Updating Existing GEUVADIS Analyses part 3

Author

Saideep Gona

Published

March 20, 2023

Code
suppressMessages(library(tidyverse))
suppressMessages(library(glue))
PRE = "C:\\Users\\Saideep\\Box\\imlab-data\\data-Github\\Daily-Blog-Sai"

## COPY THE DATE AND SLUG fields FROM THE HEADER
SLUG="updating-existing-geuvadis-analysis-p3" ## copy the slug from the header
bDATE='2023-03-20' ## copy the date from the blog's header here
DATA = glue("{PRE}/{bDATE}-{SLUG}")
if(!file.exists(DATA)) system(glue::glue("mkdir {DATA}"))
WORK=DATA

Context

I still need to update my epistasis analysis with the new data. After doing so, the results are roughly as follows (full analysis is in the analysis repo).

Epistasis Results

Enrichment of epistatic signal

additive interaction

Like before, there is enrichment in both the additive and interaction test.

GSEA results

thesholds

This first plot shows the number of genes in background (significant for the additive test) and the number of genes in the enrichment set (significant for both additive and interaction tests) at varying thresholds.

gsea

The second plot shows GSEA results using the hallmark genesets and fgsea for the above gene sets. Like before, the results are null. This being said, I know Karl Tayeb in Mathew Stephens lab has been working on a different method for gene set enrichment which might be interesting. I am in contact with home to try and use his method.

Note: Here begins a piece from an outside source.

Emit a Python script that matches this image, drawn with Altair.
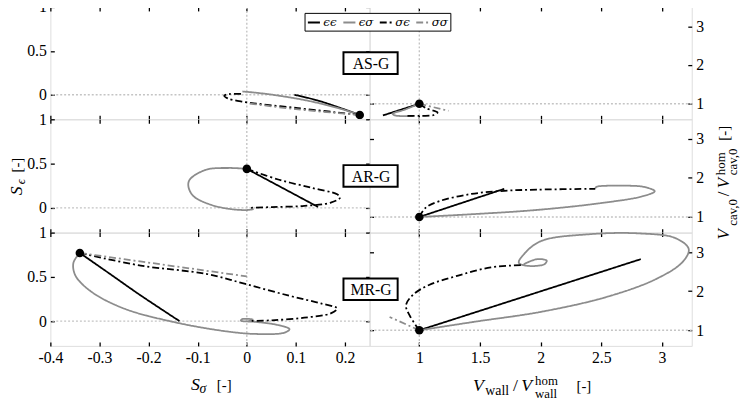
import altair as alt
import pandas as pd

SERIES = ["ϵϵ", "ϵσ", "σϵ", "σσ"]
COLORS = ["#000000", "#8c8c8c", "#000000", "#8c8c8c"]
DASHES = [[1, 0], [1, 0], [7, 3, 2, 3], [7, 3, 2, 3]]
PANELS = ["AS-G", "AR-G", "MR-G"]

X_TICKS_L = [-0.4, -0.3, -0.2, -0.1, 0, 0.1, 0.2]
Y_TICKS_L = [0, 0.5, 1]
X_TICKS_R = [1, 1.5, 2, 2.5, 3]
Y_TICKS_R = [1, 2, 3]

# start points (black dots)
START_L = [(0.23, -0.23), (0.0, 0.44), (-0.34, 0.77)]
START_R = [(1.0, 1.0), (1.0, 1.0), (1.0, 1.0)]

# ---- AS-G ----
AS_L_EE = [(0.23, -0.23), (0.19, -0.15), (0.144, -0.065), (0.097, 0.0)]
AS_L_ES = [(0.23, -0.23), (0.191, -0.16), (0.124, -0.068), (0.057, -0.004), (0.02, 0.022), (-0.009, 0.037)]
AS_L_SE = [(0.23, -0.23), (0.104, -0.153), (-0.009, -0.079), (-0.039, -0.041), (-0.046, -0.012), (-0.036, 0.008), (-0.006, 0.007)]
AS_L_SS = [(0.23, -0.23), (0.10, -0.165), (0.005, -0.1)]
AS_R_EE = [(1.0, 1.0), (0.70, 0.70)]
AS_R_ES = [(1.0, 1.0), (0.88, 0.85), (0.78, 0.74), (0.80, 0.70), (0.95, 0.68)]
AS_R_SE = [(1.0, 1.0), (1.06, 0.88), (1.15, 0.78), (1.12, 0.71), (1.0, 0.69), (0.88, 0.69)]
AS_R_SS = [(1.0, 1.0), (1.24, 0.82)]

# ---- AR-G ----
AR_L_EE = [(0.0, 0.44), (0.145, 0.01)]
AR_L_ES = [(0.0, 0.44), (-0.036, 0.45), (-0.083, 0.43), (-0.116, 0.32), (-0.119, 0.245), (-0.109, 0.134),
           (-0.076, 0.04), (-0.036, -0.012), (0.0, -0.025), (0.014, -0.015)]
AR_L_SE = [(0.0, 0.44), (0.064, 0.32), (0.131, 0.227), (0.184, 0.152), (0.19, 0.115), (0.171, 0.059),
           (0.117, 0.022), (0.051, 0.008), (0.005, 0.0)]
AR_R_EE = [(1.0, 1.0), (1.70, 1.72)]
AR_R_ES = [(1.0, 1.0), (1.43, 1.07), (1.97, 1.18), (2.51, 1.36), (2.84, 1.53), (2.94, 1.66), (2.85, 1.77),
           (2.65, 1.80), (2.46, 1.77), (2.45, 1.73)]
AR_R_SE = [(1.0, 1.0), (1.053, 1.24), (1.16, 1.40), (1.43, 1.59), (1.70, 1.67), (1.97, 1.70), (2.45, 1.72)]

# ---- MR-G ----
MR_L_EE = [(-0.34, 0.77), (-0.283, 0.55), (-0.216, 0.29), (-0.137, 0.0)]
MR_L_ES = [(-0.34, 0.77), (-0.353, 0.66), (-0.349, 0.515), (-0.316, 0.33), (-0.249, 0.14), (-0.149, -0.01),
           (-0.049, -0.11), (0.017, -0.145), (0.077, -0.13), (0.087, -0.09), (0.064, -0.045), (0.017, -0.008),
           (-0.012, 0.005), (-0.01, 0.022), (0.012, 0.018), (0.004, 0.002)]
MR_L_SE = [(-0.34, 0.77), (-0.216, 0.627), (-0.083, 0.534), (-0.003, 0.42), (0.084, 0.29), (0.151, 0.2),
           (0.184, 0.143), (0.171, 0.087), (0.117, 0.039), (0.051, 0.009), (0.004, 0.002)]
MR_L_SS = [(-0.34, 0.77), (0.0, 0.505)]
MR_R_EE = [(1.0, 1.0), (2.825, 2.82)]
MR_R_ES = [(1.0, 1.0), (1.46, 1.22), (2.0, 1.47), (2.54, 1.85), (2.95, 2.31), (3.17, 2.75), (3.22, 3.08),
           (3.11, 3.36), (2.81, 3.48), (2.41, 3.46), (2.0, 3.28), (1.86, 2.94), (1.82, 2.73), (1.89, 2.65),
           (2.03, 2.69), (2.05, 2.78), (1.97, 2.82), (1.86, 2.69)]
MR_R_SE = [(1.0, 1.0), (0.92, 1.38), (0.89, 1.64), (0.945, 1.90), (1.08, 2.16), (1.32, 2.40), (1.59, 2.61),
           (1.86, 2.67)]
MR_R_SS = [(1.0, 1.0), (0.755, 1.34)]

LEFT = [[AS_L_EE, AS_L_ES, AS_L_SE, AS_L_SS],
        [AR_L_EE, AR_L_ES, AR_L_SE, None],
        [MR_L_EE, MR_L_ES, MR_L_SE, MR_L_SS]]
RIGHT = [[AS_R_EE, AS_R_ES, AS_R_SE, AS_R_SS],
         [AR_R_EE, AR_R_ES, AR_R_SE, None],
         [MR_R_EE, MR_R_ES, MR_R_SE, MR_R_SS]]

X_DOM_L = [-0.4, 0.25]
Y_DOM_L = [-0.28, 1]
X_DOM_R = [0.59, 3.245]
Y_DOM_R = [0.6, 3.5]

W_L, W_R = 324, 327
HEIGHTS = [114, 115, 115]
SERIF = "Liberation Serif"
TICKFONT = "Liberation Serif"


def frame(lists):
    rows = []
    for s, pts in zip(SERIES, lists):
        if pts is None:
            continue
        for i, (x, y) in enumerate(pts):
            rows.append({"x": x, "y": y, "series": s, "i": i})
    return pd.DataFrame(rows)


def axis(orient, values, labels, expr=None):
    kw = dict(orient=orient, values=values, tickSize=4, offset=-4, domain=False, grid=False,
              labels=labels, ticks=True, tickColor="black", tickWidth=1.3, title=None,
              labelFont=TICKFONT, labelFontSize=16, labelColor="black", labelPadding=4,
              labelFlush=False, labelOverlap=False)
    if expr:
        kw["labelExpr"] = expr
    return alt.Axis(**kw)


LBL = "replace(format(datum.value, '~g'), '\u2212', '-')"
ONE = pd.DataFrame({"k": [0]})


def txt(s, x, y, size, italic=False, angle=0):
    kw = dict(text=s, font=SERIF, fontSize=size, color="black", align="left", baseline="alphabetic")
    if italic:
        kw["fontStyle"] = "italic"
    if angle:
        kw["angle"] = angle
    return alt.Chart(ONE).mark_text(**kw).encode(x=alt.value(x), y=alt.value(y))


color_scale = alt.Scale(domain=SERIES, range=COLORS)
dash_scale = alt.Scale(domain=SERIES, range=DASHES)
LEGEND = alt.Legend(orient="none", legendX=258, legendY=6, direction="horizontal", columns=4,
                    title=None, symbolType="stroke", symbolSize=150, symbolStrokeWidth=2,
                    labelFont="DejaVu Serif", labelFontStyle="italic", labelFontSize=12,
                    labelColor="black", columnPadding=2, labelOffset=2, padding=2,
                    strokeColor="black", fillColor="white")


def panel(row, side):
    left = side == "L"
    lists = LEFT[row] if left else RIGHT[row]
    start = START_L[row] if left else START_R[row]
    xs = alt.Scale(domain=X_DOM_L if left else X_DOM_R, nice=False, zero=False)
    ys = alt.Scale(domain=Y_DOM_L if left else Y_DOM_R, nice=False, zero=False)
    xt = X_TICKS_L if left else X_TICKS_R
    yt = Y_TICKS_L if left else Y_TICKS_R
    ref_x = 0 if left else 1
    ref_y = 0 if left else 1

    vrule = alt.Chart(ONE).mark_rule(color="#c4c4c4", strokeDash=[2, 2], strokeWidth=1.4).encode(
        x=alt.XDatum(ref_x, type="quantitative", scale=xs, axis=axis("top", xt, False)))
    hrule = alt.Chart(ONE).mark_rule(color="#c4c4c4", strokeDash=[2, 2], strokeWidth=1.4).encode(
        y=alt.YDatum(ref_y, type="quantitative", scale=ys,
                     axis=axis("right" if left else "left", yt, False)))
    leg = LEGEND if (row == 0 and left) else None
    lines = alt.Chart(frame(lists)).mark_line(strokeWidth=1.8, interpolate="catmull-rom").encode(
        x=alt.X("x:Q", scale=xs, axis=axis("bottom", xt, row == 2, LBL)),
        y=alt.Y("y:Q", scale=ys, axis=axis("left" if left else "right", yt, True, LBL)),
        color=alt.Color("series:N", scale=color_scale, legend=leg),
        strokeDash=alt.StrokeDash("series:N", scale=dash_scale, legend=leg),
        order="i:Q",
    )
    dots = alt.Chart(pd.DataFrame({"x": [start[0]], "y": [start[1]]})).mark_point(
        filled=True, size=75, color="black", opacity=1).encode(
        x=alt.X("x:Q", scale=xs, axis=None), y=alt.Y("y:Q", scale=ys, axis=None))
    layers = [vrule, hrule, lines, dots]
    if not left:
        cy = HEIGHTS[row] / 2
        box = alt.Chart(ONE).mark_rect(fill="white", stroke="black", strokeWidth=2).encode(
            x=alt.value(-26.5), x2=alt.value(28.5), y=alt.value(cy - 11), y2=alt.value(cy + 11))
        lab = alt.Chart(ONE).mark_text(text=PANELS[row], font=SERIF, fontSize=16, color="black",
                                       align="center", baseline="middle").encode(
            x=alt.value(1.5), y=alt.value(cy + 1))
        layers += [box, lab]
    if row == 1 and left:
        layers += [txt("S", -28.5, 77, 18, True, 270), txt("ϵ", -25.5, 66, 13, True, 270),
                   txt("[-]", -28.5, 54, 15, False, 270)]
    if row == 1 and not left:
        layers += [txt("V", 365.3, 122, 17, True, 270), txt("cav,0", 372.5, 108, 13, False, 270),
                   txt("/", 365.3, 78, 17, False, 270), txt("V", 365.3, 70, 17, True, 270),
                   txt("hom", 361, 56.7, 13, False, 270), txt("cav,0", 373, 56.7, 13, False, 270),
                   txt("[-]", 365.3, 21.7, 15, False, 270)]
    if row == 2 and left:
        layers += [txt("S", 142.7, 160, 18, True), txt("σ", 151.5, 163, 14, True),
                   txt("[-]", 169, 160, 15)]
    if row == 2 and not left:
        layers += [txt("V", 105, 161, 18, True), txt("wall", 117.5, 164.5, 14),
                   txt("/", 145.5, 161, 18), txt("V", 154, 161, 18, True),
                   txt("hom", 168, 154.5, 13), txt("wall", 168, 167.5, 13),
                   txt("[-]", 210, 161, 15)]
    return alt.layer(*layers).properties(width=W_L if left else W_R, height=HEIGHTS[row])


cells = []
for r in range(3):
    cells += [panel(r, "L"), panel(r, "R")]

chart = alt.concat(*cells, columns=2, spacing=0, bounds="flush").properties(
    padding={"left": 0, "top": -13, "right": 0, "bottom": 0}
).configure_view(stroke="black", strokeWidth=2).configure_axis(
    labelFont=TICKFONT, labelFontSize=16, labelColor="black"
).configure_legend(strokeWidth=2).configure(background="white")

chart.save("out.html", embed_options={"renderer": "svg", "actions": False})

In addition, the ribosomal genes I observed previously are no longer significant, so they may have been a relic of bugs I have since fixed.

Sasse et al. Preprint (https://www.biorxiv.org/content/10.1101/2023.03.16.532969v1.full.pdf)

It seems like others were also trying to understand why Enformer predicts negative predictions. Interestingly, they ended up going in a similar direction of looking at the mutagenesis profile for certain genes vs. the known causal variants. In this case, they also looked at the gradient effect (which input sites have the strongest impact on the outcome), and found that often times for the negative correlations Enformer is just misattributing the effect to different variants than the causal. It especially seems attracted to variants closer to promoter sites, which is consistent with this preprint: https://www.biorxiv.org/content/10.1101/2022.09.15.508087v1.full.

This approach is very similar to the direction I was planning to test in from the post “2023-03-10-implementing-personalized-mutagenesis”. There, I planned to do “personalized mutagenesis” to determine which variants are contributing to the personalized variation. I think we should also store the “contribution scores” from our runs for this purpose. This exploration can still compliment the Sasse et al. results by:

  • Confirming/extending in a different population + cell type + gene
  • Clarifying and quantifying the difference between In-silico Mutagenesis (ISM) and Personalized In-silico Mutagenesis (PISM)

Hackathon Prep

I watched the Andrej Karpathy tutorial video today, can start helping Temi prepare for the Hackathon tomorrow.